You have the responsibility of holding current business, increasing business from old accounts, obtaining new accounts, serving your accounts, and selling your company as an organization.

“Serving your accounts,” not “servicing your accounts.”  Somehow the phrase “servicing an account” carries the flavor of routine checkups, phone calls, drop-in appearances rather than carefully planned “selling” calls.  Perhaps you should drop “servicing your accounts” from your vocabulary and replace the term with “selling my accounts by serving them”.

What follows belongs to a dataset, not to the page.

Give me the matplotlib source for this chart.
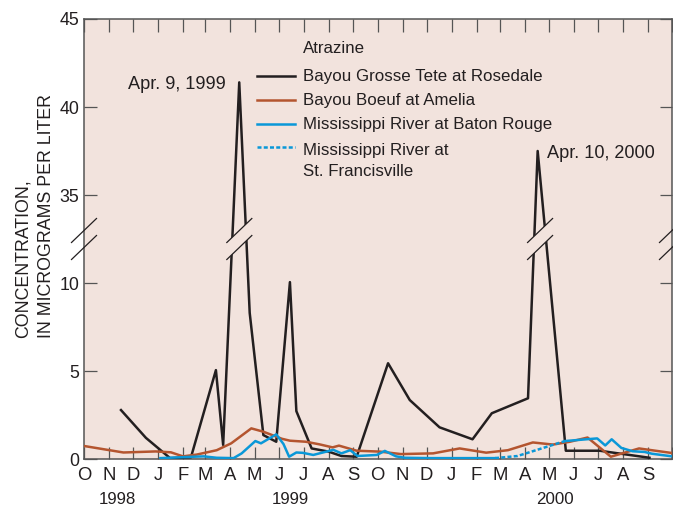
import numpy as np
import pandas as pd
import matplotlib
matplotlib.use("Agg")
import matplotlib.pyplot as plt
import matplotlib.dates as mdates
from matplotlib.lines import Line2D
from matplotlib.patches import Polygon
from matplotlib.transforms import blended_transform_factory

plt.rcParams['font.family'] = ['Liberation Sans', 'DejaVu Sans']

# ---------------- data ----------------
rosedale_dates = ["1998-11-16", "1998-12-17", "1999-01-16", "1999-02-11", "1999-03-14",
                  "1999-03-23", "1999-04-12", "1999-04-25", "1999-05-12", "1999-05-28",
                  "1999-06-14", "1999-06-22", "1999-07-11", "1999-08-01", "1999-08-17",
                  "1999-09-05", "1999-10-14", "1999-11-10", "1999-12-17", "2000-01-27",
                  "2000-02-20", "2000-04-05", "2000-04-17", "2000-05-22", "2000-07-03",
                  "2000-09-03"]
rosedale_vals = [2.78, 1.2, 0.05, 0.1, 5.05,
                 0.8, 41.4, 8.3, 1.36, 0.98,
                 10.05, 2.72, 0.6, 0.42, 0.17,
                 0.13, 5.44, 3.35, 1.8, 1.12,
                 2.6, 3.45, 37.5, 0.47, 0.47,
                 0.07]

amelia_dates = ["1998-10-01", "1998-11-19", "1998-12-29", "1999-01-17", "1999-02-01",
                "1999-02-18", "1999-03-15", "1999-04-02", "1999-04-27", "1999-05-12",
                "1999-06-04", "1999-06-14", "1999-07-04", "1999-07-21", "1999-08-06",
                "1999-08-14", "1999-09-05", "1999-10-04", "1999-10-30", "1999-12-09",
                "2000-01-11", "2000-02-13", "2000-03-11", "2000-04-11", "2000-05-06",
                "2000-05-27", "2000-06-18", "2000-07-17", "2000-08-21", "2000-10-01"]
amelia_vals = [0.74, 0.37, 0.43, 0.38, 0.15,
               0.25, 0.5, 0.89, 1.74, 1.55,
               1.15, 1.04, 0.98, 0.83, 0.66,
               0.76, 0.47, 0.42, 0.28, 0.32,
               0.6, 0.36, 0.5, 0.94, 0.82,
               0.98, 1.22, 0.13, 0.6, 0.34]

batonrouge_dates = ["1999-01-04", "1999-02-15", "1999-02-27", "1999-03-15", "1999-04-05",
                    "1999-04-15", "1999-05-02", "1999-05-09", "1999-05-28", "1999-06-06",
                    "1999-06-13", "1999-06-22", "1999-06-30", "1999-07-13", "1999-08-07",
                    "1999-08-17", "1999-08-28", "1999-09-06", "1999-09-30", "1999-10-10",
                    "1999-10-24", "1999-11-04", "1999-12-05", "2000-01-11", "2000-02-24",
                    "2000-04-01",
                    "2000-05-21", "2000-06-30", "2000-07-10", "2000-07-18", "2000-07-30",
                    "2000-08-13", "2000-08-28", "2000-09-06", "2000-10-01"]
batonrouge_vals = [0.05, 0.13, 0.15, 0.07, 0.05,
                   0.32, 1.02, 0.89, 1.4, 0.85,
                   0.13, 0.37, 0.35, 0.23, 0.52,
                   0.32, 0.5, 0.17, 0.23, 0.46,
                   0.15, 0.07, 0.05, 0.05, 0.05,
                   np.nan,
                   1.02, 1.17, 0.77, 1.12, 0.63,
                   0.44, 0.4, 0.3, 0.15]

francisville_dates = ["2000-02-24", "2000-03-23", "2000-05-21"]
francisville_vals = [0.05, 0.17, 1.02]

month_labels = list("ONDJFMAMJJASONDJFMAMJJAS") + [""]
year_labels = ["1998", "1999", "2000"]
year_label_dates = ["1998-11-12", "1999-06-14", "2000-05-08"]

series_labels = ["Bayou Grosse Tete at Rosedale", "Bayou Boeuf at Amelia",
                 "Mississippi River at Baton Rouge", "Mississippi River at\nSt. Francisville"]
legend_title = "Atrazine"
peak_notes = ["Apr. 9, 1999", "Apr. 10, 2000"]

y_ticks = [0, 5, 10, 35, 40, 45]

# ---------------- style ----------------
BG = "#f2e3dd"
TXT = "#231f20"
SPINE = "#555555"
C_BLACK = "#231f20"
C_ORANGE = "#b4552f"
C_BLUE = "#0a98d8"
LW = 1.8

BREAK_LO, BREAK_HI = 12.5, 32.5
GAP = BREAK_HI - BREAK_LO


def fwd(y):
    y = np.asarray(y, dtype=float)
    return np.where(y <= BREAK_LO, y, np.maximum(y - GAP, BREAK_LO))


def inv(t):
    t = np.asarray(t, dtype=float)
    return np.where(t <= BREAK_LO, t, t + GAP)


W, H = 673, 508
fig = plt.figure(figsize=(W / 100, H / 100), dpi=100)
ax_l, ax_r, ax_t, ax_b = 84, 672, 19, 459
ax = fig.add_axes([ax_l / W, 1 - ax_b / H, (ax_r - ax_l) / W, (ax_b - ax_t) / H])
ax.set_facecolor(BG)
ax.set_yscale('function', functions=(fwd, inv))

def d(lst):
    return pd.to_datetime(lst)

ax.plot(d(rosedale_dates), rosedale_vals, color=C_BLACK, lw=LW, zorder=3)
ax.plot(d(amelia_dates), amelia_vals, color=C_ORANGE, lw=LW, zorder=3)
ax.plot(d(batonrouge_dates), batonrouge_vals, color=C_BLUE, lw=LW, zorder=3)
ax.plot(d(francisville_dates), francisville_vals, color=C_BLUE, lw=LW,
        dashes=(1.6, 0.9), zorder=3)

xmin, xmax = pd.Timestamp("1998-10-01"), pd.Timestamp("2000-10-01")
ax.set_xlim(xmin, xmax)
ax.set_ylim(0, 45)

month_ticks = pd.date_range(xmin, xmax, freq="MS")
ax.set_xticks(month_ticks)
ax.set_xticklabels(month_labels)
ax.set_yticks(y_ticks)
ax.set_yticklabels([str(v) for v in y_ticks])
ax.minorticks_off()

for s in ax.spines.values():
    s.set_color(SPINE)
    s.set_linewidth(1.1)

ax.tick_params(axis='both', direction='in', top=True, right=True, length=9,
               width=0.9, color=SPINE, labelcolor=TXT)
ax.tick_params(axis='x', labelsize=13.3, pad=6)
ax.tick_params(axis='y', labelsize=12.8, pad=3.5)

# year labels
bt = blended_transform_factory(ax.transData, ax.transAxes)
for lab, dt in zip(year_labels, year_label_dates):
    ax.text(pd.Timestamp(dt), -0.0915, lab, transform=bt, ha='center', va='center',
            fontsize=12.2, color=TXT)

# y label
fig.text(34.5 / W, 1 - 216 / H, "CONCENTRATION,\nIN MICROGRAMS PER LITER",
         rotation=90, ha='center', va='center', multialignment='left',
         fontsize=12.8, color=TXT, linespacing=1.5)

# ---------------- axis breaks ----------------
aw, ah = ax_r - ax_l, ax_b - ax_t
ycen = float(fwd(BREAK_LO) / fwd(45))
hdx, hdy, off = 12.5 / aw, 12.0 / ah, 8.5 / ah


def draw_break(xf, fill):
    if fill:
        poly = Polygon([(xf - hdx, ycen - off - hdy), (xf + hdx, ycen - off + hdy),
                        (xf + hdx, ycen + off + hdy), (xf - hdx, ycen + off - hdy)],
                       closed=True, transform=ax.transAxes, facecolor=BG,
                       edgecolor='none', zorder=5)
        ax.add_patch(poly)
    for s in (-off, off):
        ax.add_line(Line2D([xf - hdx, xf + hdx], [ycen + s - hdy, ycen + s + hdy],
                           transform=ax.transAxes, color=C_BLACK, lw=0.9,
                           clip_on=False, zorder=6))


draw_break(0.0, False)
draw_break(1.0, False)

xs = mdates.date2num(d(rosedale_dates))
ts = fwd(rosedale_vals)
x0n, x1n = mdates.date2num(xmin), mdates.date2num(xmax)
peak_idx = [i for i, v in enumerate(rosedale_vals) if v > BREAK_HI]
for i in peak_idx:
    xl = xs[i - 1] + (BREAK_LO - ts[i - 1]) / (ts[i] - ts[i - 1]) * (xs[i] - xs[i - 1])
    xr = xs[i] + (ts[i] - BREAK_LO) / (ts[i] - ts[i + 1]) * (xs[i + 1] - xs[i])
    xc = 0.5 * (xl + xr)
    draw_break((xc - x0n) / (x1n - x0n), True)

# peak annotations
for k, i in enumerate(peak_idx):
    if k == 0:
        ax.annotate(peak_notes[k], xy=(pd.Timestamp(rosedale_dates[i]), rosedale_vals[i]),
                    xytext=(-9.4, -4.6), textcoords='offset points', ha='right',
                    va='baseline', fontsize=13.1, color=TXT)
    else:
        ax.annotate(peak_notes[k], xy=(pd.Timestamp(rosedale_dates[i]), rosedale_vals[i]),
                    xytext=(6.5, -5.0), textcoords='offset points', ha='left',
                    va='baseline', fontsize=13.1, color=TXT)

# ---------------- legend ----------------
def fy(py):
    return (ax_b - py) / ah

hx0, hx1, tx = (257 - ax_l) / aw, (295 - ax_l) / aw, (303 - ax_l) / aw
ax.text(tx, fy(53.3), legend_title, transform=ax.transAxes, va='baseline', ha='left',
        fontsize=12.2, color=TXT)
styles = [dict(color=C_BLACK), dict(color=C_ORANGE), dict(color=C_BLUE),
          dict(color=C_BLUE, dashes=(1.6, 0.9))]
handle_y = [75.7, 100, 124, 147.3]
text_y = [80.7, 105, 129.3, 153.3]
line_gap = 22.7
for lab, st, hy, ty in zip(series_labels, styles, handle_y, text_y):
    ax.add_line(Line2D([hx0, hx1], [fy(hy), fy(hy)], transform=ax.transAxes, lw=LW, **st))
    nlines = lab.count("\n")
    ax.text(tx, fy(ty + nlines * line_gap), lab, transform=ax.transAxes, va='baseline',
            ha='left', fontsize=12.2, color=TXT, linespacing=1.5)

fig.savefig("out.png", dpi=100, facecolor='white')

The need to assume the role of sales manager comes with the peculiarities of some businesses.  A door-to-door salesman of specialty products can use a canned sales talk, ring a lot of bells, and through sheer volume of calls, day in and day out, make a lot of sales.  There is a certain uniformity to your customers which permits routine calls, routine trips.  Many manufacturers traditionally bring out a new model each year;  a salesperson for one of these firms, then, sells the initial large orders, concentrates on his first big trip around the territory, and from that point on, follows a set schedule of “around the territory once each    month or six weeks” – and so it goes each year.

But some salespeople are confronted with little of this monotony and have few opportunities to make routine calls and routine trips.  No two accounts are exactly alike.  Their budget years differ, affecting sales call timing;  their products vary, calling for an entirely different sales approach;  at some firms, the manager can give you the order, at others he can’t give you the order, but can keep you from getting it.  Each is a separate sales problem to which you must apply your time, your ingenuity, your salesperson and sales-manager brains in order to get that precious business in your book.

Your own managers and home-office staff are eager to help you with major problems by being available for counsel and calls.  Talk to your managers frequently; keep them informed about accounts; draw on their experiences and judgment and contacts.  Yet, for every special assist they may be able to give you, you must be able to settle many more sales obstacles on the spot.  The salesperson – sales manager on the ground in the territory must be versatile enough to analyze his own sales situations and produce the solutions that will get you the business.